A partilha "com os parceiros, com os homens" é uma parte "muito importante" também para a afirmação das mulheres, até porque "há homens que estão a tentar entender o espaço deles no mundo hoje em dia", no qual querem "admirar mulheres" e poder lutar pela igualdade de género.

"O feminismo é muito mais global, não diz respeito só a mulheres. Não é possível ser homem hoje da mesma forma que era há 20 anos. Acredito que a próxima revolução será a do homem, porque hoje em dia os homens querem ser pais, parceiros, iguais às mulheres. (...) Será o próximo passo, encontrar os dois", explicou a autora, em entrevista à Lusa.

Se "seria difícil ser uma mulher muçulmana há 50 anos", hoje "é quase uma vantagem", e é "melhor do que ser um homem branco de 50 anos", porque a visão do mundo "é provavelmente mais relevante e correta", e Slimani afasta a "vitimização" em detrimento do "privilégio de ser ouvida" por nascer neste tempo.

Enquanto natural de Marrocos, Leila Slimani sente a pressão de escrever ou abordar o país de origem, e vê o mesmo acontecer com amigos, mas pretende antes provar "que, como qualquer pessoa ou artista, no mundo podemos falar dele, e com universalidade".

"Podemos escrever, sem que tenha de ser sobre religião, o que passam as mulheres ou o nosso país. Queremos poder dizer que o mundo também nos pertence, e se quisermos escrever um romance com uma personagem chinesa, podemos fazê-lo", acrescentou à Lusa.

Ainda assim, isso não afasta "melancolia e alguma mágoa sobre a situação dos direitos individuais" em muitos países, "da homossexualidade ao feminismo", e esse engajamento com os temas é "inevitável, mas algo que tem de partir de uma decisão e não porque as pessoas esperam isso".

Questionada sobre o efeito da Primavera Árabe em países como a Tunísia ou o Egito, Slimani confessou que a situação egípcia é "muito complexa e muito triste", mas que tenta ser "otimista, mesmo sendo difícil", enquanto a Tunísia é um povo que "não desiste" e onde há lutas importantes "pelos direitos individuais, secularismo e direitos das mulheres", dentro e fora do sistema.

"Apesar da luta, o quotidiano é muito difícil, por causa da economia e do terrorismo.
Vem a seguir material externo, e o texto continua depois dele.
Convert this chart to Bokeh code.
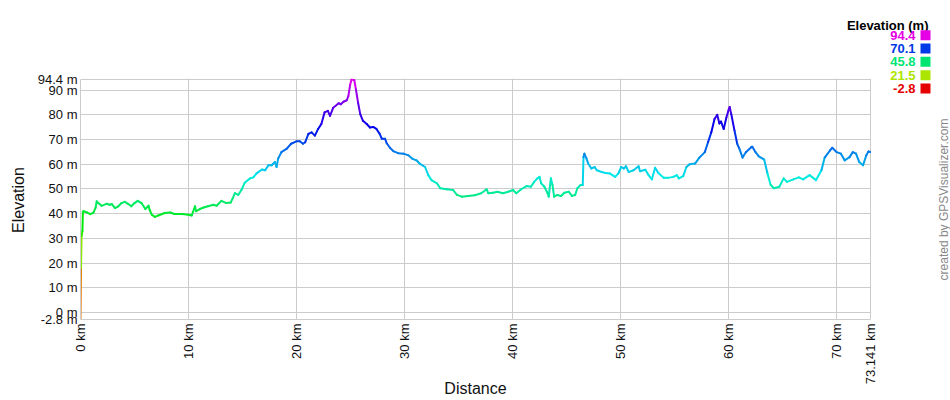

É um país que amo e vou sempre apoiar o povo tunisino, que é muito corajoso. Podiam ceder na face do terrorismo e da violência, mas continuam a lutar, é extraordinário", referiu.

A autora, que escreveu ainda um livro de não ficção a partir de dezenas de entrevistas com mulheres marroquinas sobre as suas vidas sexuais ('Paroles d'honneur'), acredita no poder da literatura, "a coisa mais bonita do mundo" e que "vai sobreviver a tudo, desde guerras à estupidez, está muito acima e é mais forte do que nós".

A franco-marroquina, filha do antigo ministro da Economia de Marrocos Othman Slimani, vive em Paris com o marido e os filhos, e passou pelo Porto, na Feira do Livro, antes de ir a Helsínquia, na Finlândia, mas confessou conhecer "muito bem" Portugal e, em particular, a cidade de Lisboa.

"Venho a Portugal muitas vezes. Muitos dos meus amigos saíram de Paris e vieram para Lisboa depois da crise, em 2008. Eu e o meu marido estamos quase sozinhos em Paris. Amo este país. Nasci em Rabat, perto do Atlântico, e aqui lembro-me muito do que sentia na infância", contou à Lusa.